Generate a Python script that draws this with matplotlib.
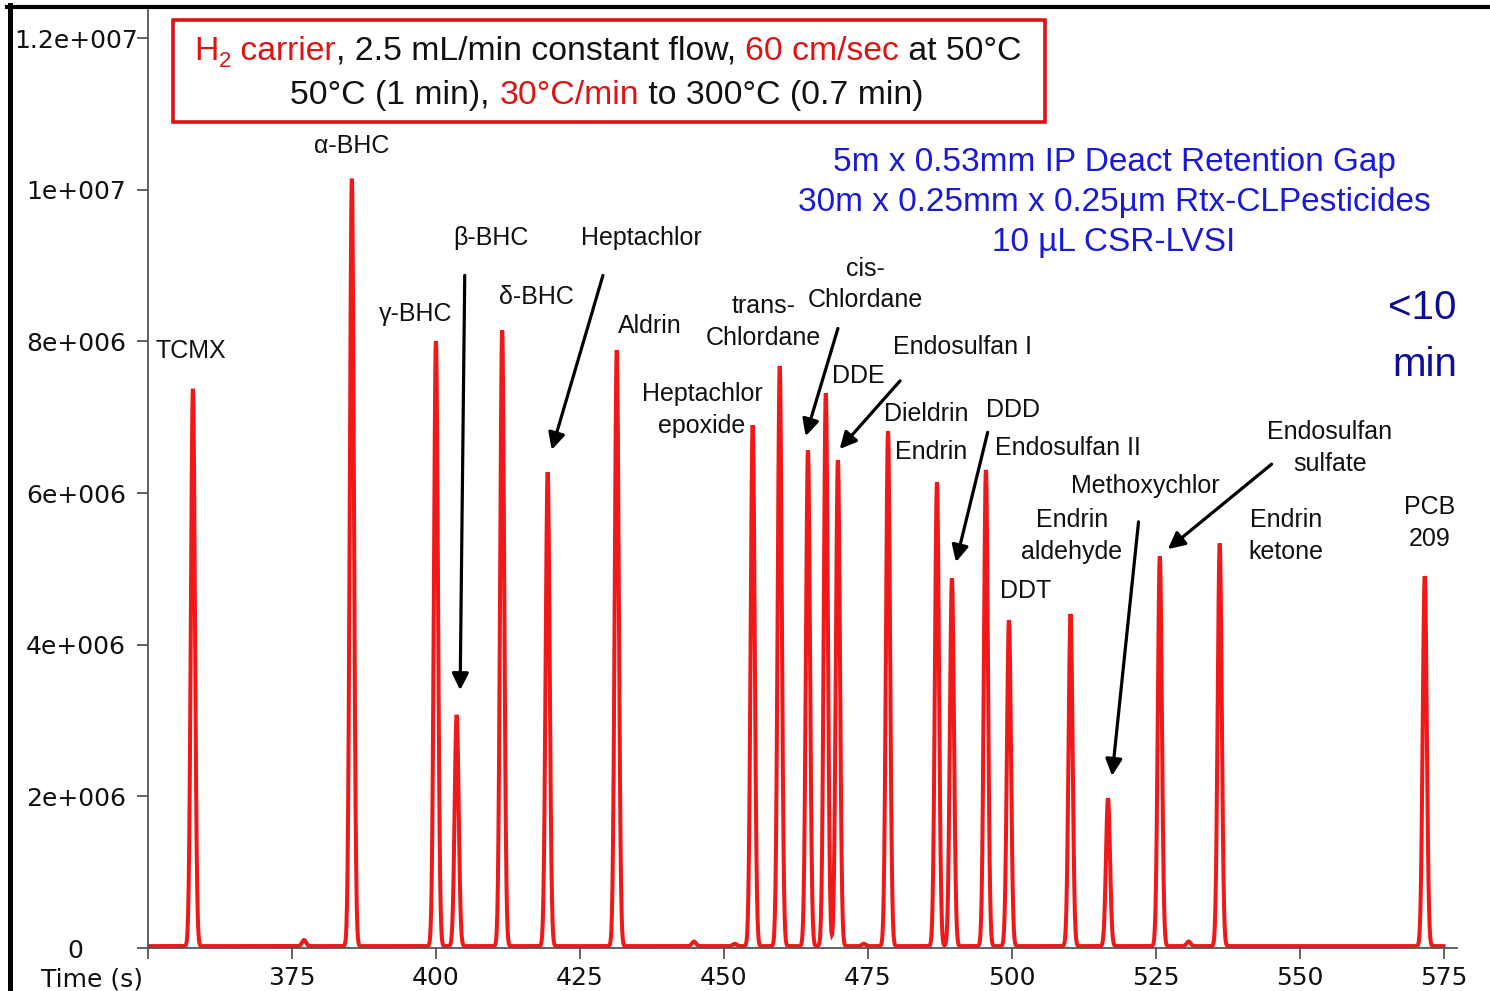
import numpy as np
import matplotlib
matplotlib.use("Agg")
import matplotlib.pyplot as plt
from matplotlib.patches import Rectangle
from matplotlib.lines import Line2D

W, H, DPI = 1490, 991, 100

# ---------------- data ----------------
peak_times = [357.8, 385.4, 400.0, 403.6, 411.5, 419.4, 431.4, 455.0, 459.7,
              464.6, 467.7, 469.8, 478.5, 487.0, 489.6, 495.5, 499.5, 510.2,
              516.7, 525.7, 536.1, 571.7]
peak_heights = [7.35, 10.12, 7.98, 3.05, 8.12, 6.25, 7.86, 6.87, 7.65,
                6.54, 7.29, 6.41, 6.79, 6.12, 4.85, 6.28, 4.30, 4.38,
                1.95, 5.14, 5.31, 4.88]          # x 1e6
minor_times = [377.1, 444.8, 451.9, 474.3, 530.7]
minor_heights = [0.08, 0.06, 0.03, 0.03, 0.06]   # x 1e6
baseline_level = 0.025                           # x 1e6
peak_sigma = 0.35                                # s

x_ticks = [350, 375, 400, 425, 450, 475, 500, 525, 550, 575]
x_ticklabels = ["", "375", "400", "425", "450", "475", "500", "525", "550", "575"]
y_ticks = [0, 2e6, 4e6, 6e6, 8e6, 1e7, 1.2e7]
y_ticklabels = ["0", "2e+006", "4e+006", "6e+006", "8e+006", "1e+007", "1.2e+007"]

# labels: (text, time, value[1e6])
labels = [
    ("TCMX", 357.5, 7.87),
    ("α-BHC", 385.4, 10.57),
    ("γ-BHC", 396.4, 8.36),
    ("β-BHC", 409.5, 9.36),
    ("δ-BHC", 417.4, 8.58),
    ("Heptachlor", 435.6, 9.36),
    ("Aldrin", 437.2, 8.20),
    ("Heptachlor\nepoxide", 446.2, 7.09),
    ("trans-\nChlordane", 456.9, 8.26),
    ("cis-\nChlordane", 474.5, 8.75),
    ("DDE", 473.3, 7.54),
    ("Endosulfan I", 491.5, 7.92),
    ("Dieldrin", 485.1, 7.04),
    ("Endrin", 485.9, 6.54),
    ("DDD", 500.2, 7.09),
    ("Endosulfan II", 509.7, 6.59),
    ("Methoxychlor", 523.1, 6.09),
    ("Endrin\naldehyde", 510.4, 5.43),
    ("DDT", 502.4, 4.71),
    ("Endosulfan\nsulfate", 555.2, 6.60),
    ("Endrin\nketone", 547.6, 5.43),
    ("PCB\n209", 572.6, 5.60),
]
# arrows: (tail time, tail value, head time, head value)
arrows = [
    (405.0, 8.87, 404.2, 3.40),
    (429.0, 8.87, 420.1, 6.57),
    (469.8, 8.17, 464.2, 6.75),
    (480.6, 7.48, 470.1, 6.58),
    (495.8, 6.80, 490.3, 5.09),
    (522.0, 5.62, 517.4, 2.27),
    (545.1, 6.38, 527.1, 5.26),
]

RED = "#f01818"
TXT = "#111111"
AX = "#555555"

# ---------------- trace ----------------
t = np.arange(350.0, 575.0, 0.05)
sig = np.full_like(t, baseline_level)
for t0, h in zip(peak_times + minor_times, peak_heights + minor_heights):
    sig += h * np.exp(-0.5 * ((t - t0) / peak_sigma) ** 2)

fig = plt.figure(figsize=(W / DPI, H / DPI), dpi=DPI)
fig.patch.set_facecolor("white")
ax = fig.add_axes([148 / W, 1 - 948 / H, (1457 - 148) / W, (948 - 10) / H])
ax.plot(t, sig * 1e6, color=RED, lw=2.9, solid_joinstyle="miter")
ax.set_xlim(350, 577.3)
ax.set_ylim(0, 12.37e6)

for s in ("top", "right"):
    ax.spines[s].set_visible(False)
for s in ("left", "bottom"):
    ax.spines[s].set_color(AX)
    ax.spines[s].set_linewidth(1.3)

ax.set_xticks(x_ticks)
ax.set_xticklabels(x_ticklabels)
ax.set_yticks(y_ticks)
ax.set_yticklabels(y_ticklabels)
ax.tick_params(axis="x", direction="out", length=8, width=1.3, color=AX,
               labelsize=18, labelcolor=TXT, pad=5)
ax.tick_params(axis="y", direction="out", length=8, width=1.3, color=AX,
               labelsize=18, labelcolor=TXT, pad=44)
for lab in ax.get_yticklabels():
    lab.set_horizontalalignment("center")

fig.text(92 / W, 1 - 979 / H, "Time (s)", fontsize=18, color=TXT,
         ha="center", va="center")

# annotations
for txt, tx, ty in labels:
    ax.text(tx, ty * 1e6, txt, fontsize=18, family="Liberation Sans",
            color=TXT, ha="center", va="center", linespacing=1.42)
for x0, y0, x1, y1 in arrows:
    ax.annotate("", xy=(x1, y1 * 1e6), xytext=(x0, y0 * 1e6),
                arrowprops=dict(arrowstyle="-|>", color="black", lw=2.3,
                                mutation_scale=25, shrinkA=0, shrinkB=0))

# blue text
BLUE = "#1a1ad6"
NAVY = "#0c0c96"
for line, yy in (("5m x 0.53mm IP Deact Retention Gap", 163),
                 ("30m x 0.25mm x 0.25µm Rtx-CLPesticides", 203),
                 ("10 µL CSR-LVSI", 243)):
    fig.text(1114 / W, 1 - yy / H, line, fontsize=24, family="Liberation Sans",
             color=BLUE, ha="center", va="center")
fig.text(1457 / W, 1 - 308 / H, "<10", fontsize=29, family="Liberation Sans",
         color=NAVY, ha="right", va="center")
fig.text(1457 / W, 1 - 365 / H, "min", fontsize=29, family="Liberation Sans",
         color=NAVY, ha="right", va="center")

# title box
TRED = "#dd1414"
fig.add_artist(Rectangle((173 / W, 1 - 122 / H), (1045 - 173) / W, 102 / H,
                         transform=fig.transFigure, facecolor="white",
                         edgecolor=TRED, lw=2.6, zorder=3))

renderer = fig.canvas.get_renderer()


def seg_width(s, size):
    a = fig.text(0, 0, "|" + s + "|", fontsize=size, family="Liberation Sans")
    b = fig.text(0, 0, "||", fontsize=size, family="Liberation Sans")
    w = a.get_window_extent(renderer).width - b.get_window_extent(renderer).width
    a.remove()
    b.remove()
    return w


def rich_line(segments, cx, baseline_y):
    widths = [seg_width(s, sz) for s, c, sz, dy in segments]
    x = cx - sum(widths) / 2
    for (s, c, sz, dy), w in zip(segments, widths):
        fig.text(x / W, 1 - (baseline_y + dy) / H, s, fontsize=sz,
                 family="Liberation Sans", color=c, ha="left", va="baseline",
                 zorder=4)
        x += w


TS = 24.3
rich_line([("H", TRED, TS, 0), ("2", TRED, 16, 7), (" carrier", TRED, TS, 0),
           (", 2.5 mL/min constant flow, ", TXT, TS, 0),
           ("60 cm/sec", TRED, TS, 0), (" at 50°C", TXT, TS, 0)], 608, 60)
rich_line([("50°C (1 min), ", TXT, TS, 0), ("30°C/min", TRED, TS, 0),
           (" to 300°C (0.7 min)", TXT, TS, 0)], 607, 104)

# outer frame lines
fig.add_artist(Line2D([9.5 / W, 9.5 / W], [0, 1 - 5 / H], color="black",
                      lw=3.6, transform=fig.transFigure, zorder=5))
fig.add_artist(Line2D([7 / W, 1], [1 - 7 / H, 1 - 7 / H], color="black",
                      lw=3.0, transform=fig.transFigure, zorder=5))

fig.savefig("out.png", dpi=DPI, facecolor="white")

GOAL:
Take the listing above and restate it word for word, without its pictures.

FULL ANSWER:
Generate a Python script that draws this with matplotlib.
import numpy as np
import matplotlib
matplotlib.use("Agg")
import matplotlib.pyplot as plt
from matplotlib.patches import Rectangle
from matplotlib.lines import Line2D

W, H, DPI = 1490, 991, 100

# ---------------- data ----------------
peak_times = [357.8, 385.4, 400.0, 403.6, 411.5, 419.4, 431.4, 455.0, 459.7,
              464.6, 467.7, 469.8, 478.5, 487.0, 489.6, 495.5, 499.5, 510.2,
              516.7, 525.7, 536.1, 571.7]
peak_heights = [7.35, 10.12, 7.98, 3.05, 8.12, 6.25, 7.86, 6.87, 7.65,
                6.54, 7.29, 6.41, 6.79, 6.12, 4.85, 6.28, 4.30, 4.38,
                1.95, 5.14, 5.31, 4.88]          # x 1e6
minor_times = [377.1, 444.8, 451.9, 474.3, 530.7]
minor_heights = [0.08, 0.06, 0.03, 0.03, 0.06]   # x 1e6
baseline_level = 0.025                           # x 1e6
peak_sigma = 0.35                                # s

x_ticks = [350, 375, 400, 425, 450, 475, 500, 525, 550, 575]
x_ticklabels = ["", "375", "400", "425", "450", "475", "500", "525", "550", "575"]
y_ticks = [0, 2e6, 4e6, 6e6, 8e6, 1e7, 1.2e7]
y_ticklabels = ["0", "2e+006", "4e+006", "6e+006", "8e+006", "1e+007", "1.2e+007"]

# labels: (text, time, value[1e6])
labels = [
    ("TCMX", 357.5, 7.87),
    ("α-BHC", 385.4, 10.57),
    ("γ-BHC", 396.4, 8.36),
    ("β-BHC", 409.5, 9.36),
    ("δ-BHC", 417.4, 8.58),
    ("Heptachlor", 435.6, 9.36),
    ("Aldrin", 437.2, 8.20),
    ("Heptachlor\nepoxide", 446.2, 7.09),
    ("trans-\nChlordane", 456.9, 8.26),
    ("cis-\nChlordane", 474.5, 8.75),
    ("DDE", 473.3, 7.54),
    ("Endosulfan I", 491.5, 7.92),
    ("Dieldrin", 485.1, 7.04),
    ("Endrin", 485.9, 6.54),
    ("DDD", 500.2, 7.09),
    ("Endosulfan II", 509.7, 6.59),
    ("Methoxychlor", 523.1, 6.09),
    ("Endrin\naldehyde", 510.4, 5.43),
    ("DDT", 502.4, 4.71),
    ("Endosulfan\nsulfate", 555.2, 6.60),
    ("Endrin\nketone", 547.6, 5.43),
    ("PCB\n209", 572.6, 5.60),
]
# arrows: (tail time, tail value, head time, head value)
arrows = [
    (405.0, 8.87, 404.2, 3.40),
    (429.0, 8.87, 420.1, 6.57),
    (469.8, 8.17, 464.2, 6.75),
    (480.6, 7.48, 470.1, 6.58),
    (495.8, 6.80, 490.3, 5.09),
    (522.0, 5.62, 517.4, 2.27),
    (545.1, 6.38, 527.1, 5.26),
]

RED = "#f01818"
TXT = "#111111"
AX = "#555555"

# ---------------- trace ----------------
t = np.arange(350.0, 575.0, 0.05)
sig = np.full_like(t, baseline_level)
for t0, h in zip(peak_times + minor_times, peak_heights + minor_heights):
    sig += h * np.exp(-0.5 * ((t - t0) / peak_sigma) ** 2)

fig = plt.figure(figsize=(W / DPI, H / DPI), dpi=DPI)
fig.patch.set_facecolor("white")
ax = fig.add_axes([148 / W, 1 - 948 / H, (1457 - 148) / W, (948 - 10) / H])
ax.plot(t, sig * 1e6, color=RED, lw=2.9, solid_joinstyle="miter")
ax.set_xlim(350, 577.3)
ax.set_ylim(0, 12.37e6)

for s in ("top", "right"):
    ax.spines[s].set_visible(False)
for s in ("left", "bottom"):
    ax.spines[s].set_color(AX)
    ax.spines[s].set_linewidth(1.3)

ax.set_xticks(x_ticks)
ax.set_xticklabels(x_ticklabels)
ax.set_yticks(y_ticks)
ax.set_yticklabels(y_ticklabels)
ax.tick_params(axis="x", direction="out", length=8, width=1.3, color=AX,
               labelsize=18, labelcolor=TXT, pad=5)
ax.tick_params(axis="y", direction="out", length=8, width=1.3, color=AX,
               labelsize=18, labelcolor=TXT, pad=44)
for lab in ax.get_yticklabels():
    lab.set_horizontalalignment("center")

fig.text(92 / W, 1 - 979 / H, "Time (s)", fontsize=18, color=TXT,
         ha="center", va="center")

# annotations
for txt, tx, ty in labels:
    ax.text(tx, ty * 1e6, txt, fontsize=18, family="Liberation Sans",
            color=TXT, ha="center", va="center", linespacing=1.42)
for x0, y0, x1, y1 in arrows:
    ax.annotate("", xy=(x1, y1 * 1e6), xytext=(x0, y0 * 1e6),
                arrowprops=dict(arrowstyle="-|>", color="black", lw=2.3,
                                mutation_scale=25, shrinkA=0, shrinkB=0))

# blue text
BLUE = "#1a1ad6"
NAVY = "#0c0c96"
for line, yy in (("5m x 0.53mm IP Deact Retention Gap", 163),
                 ("30m x 0.25mm x 0.25µm Rtx-CLPesticides", 203),
                 ("10 µL CSR-LVSI", 243)):
    fig.text(1114 / W, 1 - yy / H, line, fontsize=24, family="Liberation Sans",
             color=BLUE, ha="center", va="center")
fig.text(1457 / W, 1 - 308 / H, "<10", fontsize=29, family="Liberation Sans",
         color=NAVY, ha="right", va="center")
fig.text(1457 / W, 1 - 365 / H, "min", fontsize=29, family="Liberation Sans",
         color=NAVY, ha="right", va="center")

# title box
TRED = "#dd1414"
fig.add_artist(Rectangle((173 / W, 1 - 122 / H), (1045 - 173) / W, 102 / H,
                         transform=fig.transFigure, facecolor="white",
                         edgecolor=TRED, lw=2.6, zorder=3))

renderer = fig.canvas.get_renderer()


def seg_width(s, size):
    a = fig.text(0, 0, "|" + s + "|", fontsize=size, family="Liberation Sans")
    b = fig.text(0, 0, "||", fontsize=size, family="Liberation Sans")
    w = a.get_window_extent(renderer).width - b.get_window_extent(renderer).width
    a.remove()
    b.remove()
    return w


def rich_line(segments, cx, baseline_y):
    widths = [seg_width(s, sz) for s, c, sz, dy in segments]
    x = cx - sum(widths) / 2
    for (s, c, sz, dy), w in zip(segments, widths):
        fig.text(x / W, 1 - (baseline_y + dy) / H, s, fontsize=sz,
                 family="Liberation Sans", color=c, ha="left", va="baseline",
                 zorder=4)
        x += w


TS = 24.3
rich_line([("H", TRED, TS, 0), ("2", TRED, 16, 7), (" carrier", TRED, TS, 0),
           (", 2.5 mL/min constant flow, ", TXT, TS, 0),
           ("60 cm/sec", TRED, TS, 0), (" at 50°C", TXT, TS, 0)], 608, 60)
rich_line([("50°C (1 min), ", TXT, TS, 0), ("30°C/min", TRED, TS, 0),
           (" to 300°C (0.7 min)", TXT, TS, 0)], 607, 104)

# outer frame lines
fig.add_artist(Line2D([9.5 / W, 9.5 / W], [0, 1 - 5 / H], color="black",
                      lw=3.6, transform=fig.transFigure, zorder=5))
fig.add_artist(Line2D([7 / W, 1], [1 - 7 / H, 1 - 7 / H], color="black",
                      lw=3.0, transform=fig.transFigure, zorder=5))

fig.savefig("out.png", dpi=DPI, facecolor="white")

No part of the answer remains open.